Open bnjmnrsh opened 8 months ago

bnjmnrsh commented 8 months ago

The problem

It's pretty easy to hit the API too often when first exploring the app. Of course, once you visit a route, the local store object will be served to you as a cache, which is nice and fast. However, if the Cloud Flare cache headers are stale, once you look at just a few routes, we start hitting 429 errors.

One possible solution:

Short of paying for more access from the NYT

Create a CF Worker chron to cash all the routes cyclically, so there is always something 'hot' in its cache. The trick here is to spread out which endpoint is being requested at any given request and march through them one at a time.

Practically speaking, each time a CF worker runs, it would update the key for the last run call in a KV store, and each time it runs, increment through the array.

I think I would like to run this as a separate worker, but I am unsure if workers can share cache objects. For example, if the chron job worker can cache results our current worker can then return. If not, we could add another URL param flag to our current worker to trigger the chron. It's already quite long, however.

Timeframe comparison

If done sequentially, say every 30 minutes, it would take 14.5 hours for a CF Cron worker to get through all 29 routes (a bit long). If we did it every five min, it would take 2.41 hours to refresh the cache. To do the whole thing in under an hour, we will have to hit the API with a route every two minutes.

NYT API Limits:

500 requests per day / five requests per minute / 12-second delay between requests (or an average of 20.83 requests an hour) https://developer.nytimes.com/faq#a11

So, to stay within limits while tracking 29 endpoints:

500 / 29 endpoints = 17.24 (max times a route can be called daily)
1,440min / 500 = 2.88min (a day divided by the max number of calls in a day)

To be a touch conservative of the API use, a call every 3 minutes seems reasonable.

Cloudflare limits (possible fly in the ointment)

On the free plan, you are allowed up to 5 chron triggers. I believe a trigger is a scheduler, not the number of times a chron job runs.

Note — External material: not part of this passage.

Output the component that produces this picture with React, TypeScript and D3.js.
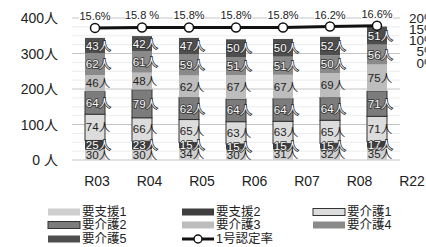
import React from 'react';
import * as d3 from 'd3';

const years = ['R03', 'R04', 'R05', 'R06', 'R07', 'R08', 'R22'];
const levels = ['要支援1', '要支援2', '要介護1', '要介護2', '要介護3', '要介護4', '要介護5'];
// people per level, bottom to top
const shien1 = [30, 30, 34, 30, 31, 32, 35];
const shien2 = [25, 23, 15, 15, 15, 15, 17];
const kaigo1 = [74, 66, 65, 63, 63, 65, 71];
const kaigo2 = [64, 79, 62, 64, 64, 64, 71];
const kaigo3 = [46, 48, 62, 67, 67, 69, 75];
const kaigo4 = [62, 61, 59, 51, 51, 50, 56];
const kaigo5 = [43, 42, 47, 50, 50, 52, 51];
const rate = [15.6, 15.8, 15.8, 15.8, 15.8, 16.2, 16.6];
const rateLabels = ['15.6%', '15.8 %', '15.8%', '15.8%', '15.8%', '16.2%', '16.6%'];
const leftTicks = [0, 100, 200, 300, 400];
const rightTicks = [0, 5, 10, 15, 20];

const seriesValues = [shien1, shien2, kaigo1, kaigo2, kaigo3, kaigo4, kaigo5];
const fills = ['#cfcfcf', '#3f3f3f', '#dcdcdc', '#7c7c7c', '#bdbdbd', '#8a8a8a', '#4e4e4e'];
const outlined = [false, false, true, true, false, false, false];
const lightText = [false, true, false, true, false, true, true];

const W = 426;
const H = 247;
const FONT = '"Liberation Sans", Arial, "Noto Sans CJK JP", sans-serif';

export default function App() {
  const y = d3.scaleLinear().domain([0, 400]).range([160, 18]);
  const yr = d3.scaleLinear().domain([0, 20]).range([63, 18]);
  const xBar = d3.scalePoint<string>().domain(years).range([95, 377]);
  const xLab = d3.scalePoint<string>().domain(years).range([97, 412]);
  const bw = 20;

  const table = years.map((yr_, i) => {
    const row: Record<string, number | string> = { year: yr_ };
    levels.forEach((l, k) => (row[l] = seriesValues[k][i]));
    return row;
  });
  const stacked = d3.stack<Record<string, number | string>>().keys(levels)(table as any);

  const line = d3
    .line<number>()
    .x((_, i) => xBar(years[i])!)
    .y((d) => yr(d));

  const minorGrid = d3.range(0, 401, 25);

  const legendCols = [48, 182, 313];
  const legendRows = [212, 225, 239];

  return (
    <svg
      width={W}
      height={H}
      style={{ position: 'absolute', left: 0, top: 0, background: '#fff' }}
      fontFamily={FONT}
    >
      {/* grid */}
      {minorGrid.map((t) => (
        <line key={'g' + t} x1={72} x2={400} y1={y(t)} y2={y(t)} stroke={t % 100 === 0 ? '#c4c4c4' : '#ececec'} strokeWidth={1} />
      ))}

      {/* left axis */}
      {leftTicks.map((t) => (
        <text key={'l' + t} x={58} y={y(t)} textAnchor="end" dominantBaseline="central" fontSize={14} fill="#222">
          {t === 0 ? '0 人' : t + '人'}
        </text>
      ))}

      {/* right axis */}
      {rightTicks.map((t) => (
        <text key={'r' + t} x={436} y={yr(t)} textAnchor="end" dominantBaseline="central" fontSize={13.5} fill="#222">
          {t + '%'}
        </text>
      ))}

      {/* bars */}
      {stacked.map((s, k) => (
        <g key={'s' + k}>
          {s.map((d, i) => {
            const x0 = xBar(years[i])! - bw / 2;
            return (
              <rect
                key={i}
                x={x0}
                y={y(d[1])}
                width={bw}
                height={y(d[0]) - y(d[1])}
                fill={fills[k]}
                stroke={outlined[k] ? '#333' : 'none'}
                strokeWidth={outlined[k] ? 1 : 0}
              />
            );
          })}
        </g>
      ))}

      {/* segment labels */}
      {stacked.map((s, k) => (
        <g key={'t' + k}>
          {s.map((d, i) => (
            <text
              key={i}
              x={xBar(years[i])! + 3}
              y={(y(d[0]) + y(d[1])) / 2}
              textAnchor="middle"
              dominantBaseline="central"
              fontSize={11.5}
              fill={lightText[k] ? '#fff' : '#222'}
              stroke={lightText[k] ? '#333' : 'none'}
              strokeWidth={lightText[k] ? 1.6 : 0}
              paintOrder="stroke"
            >
              {seriesValues[k][i] + '人'}
            </text>
          ))}
        </g>
      ))}

      {/* rate line */}
      <path d={line(rate) || ''} fill="none" stroke="#111" strokeWidth={3} />
      {rate.map((r, i) => (
        <g key={'p' + i}>
          <circle cx={xBar(years[i])!} cy={yr(r)} r={4.5} fill="#fff" stroke="#111" strokeWidth={1.5} />
          <rect x={xBar(years[i])! - 16} y={yr(r) - 18} width={32} height={11} fill="#fff" />
          <text x={xBar(years[i])!} y={yr(r) - 12} textAnchor="middle" dominantBaseline="central" fontSize={11} fill="#222">
            {rateLabels[i]}
          </text>
        </g>
      ))}

      {/* x labels */}
      {years.map((yy) => (
        <text key={'x' + yy} x={xLab(yy)!} y={181} textAnchor="middle" dominantBaseline="central" fontSize={14} fill="#222">
          {yy}
        </text>
      ))}

      {/* legend */}
      {levels.map((l, k) => {
        const col = k % 3;
        const row = Math.floor(k / 3);
        const lx = legendCols[col];
        const ly = legendRows[row];
        return (
          <g key={'lg' + k}>
            <rect
              x={lx}
              y={ly - 3.5}
              width={32}
              height={7}
              fill={fills[k]}
              stroke={outlined[k] ? '#333' : 'none'}
              strokeWidth={outlined[k] ? 1 : 0}
            />
            <text x={lx + 34} y={ly} dominantBaseline="central" fontSize={12.5} fill="#222">
              {l}
            </text>
          </g>
        );
      })}
      <g>
        <line x1={legendCols[1]} x2={legendCols[1] + 32} y1={legendRows[2]} y2={legendRows[2]} stroke="#111" strokeWidth={3} />
        <circle cx={legendCols[1] + 16} cy={legendRows[2]} r={4} fill="#fff" stroke="#111" strokeWidth={1.5} />
        <text x={legendCols[1] + 34} y={legendRows[2]} dominantBaseline="central" fontSize={12.5} fill="#222">
          1号認定率
        </text>
      </g>
    </svg>
  );
}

So, one schedule that sets up a chron to run every 3 minutes appears to be within the usage of the free tier.

https://developers.cloudflare.com/workers/platform/limits/

Fallback 'chron' strategy

If im misunderstanding the usage limits for CF chron, then we could look to replicate the behavior with something like UptimeRobot, which can ping an endpoint as often as every 5 minutes on the free tier. It could it be possible to set multiple 'watchers', to do it more often, but we would have to add more checks to the worker to check how log it had been since a an API endpoint was pinged, so that we dont accidentally overload our usage.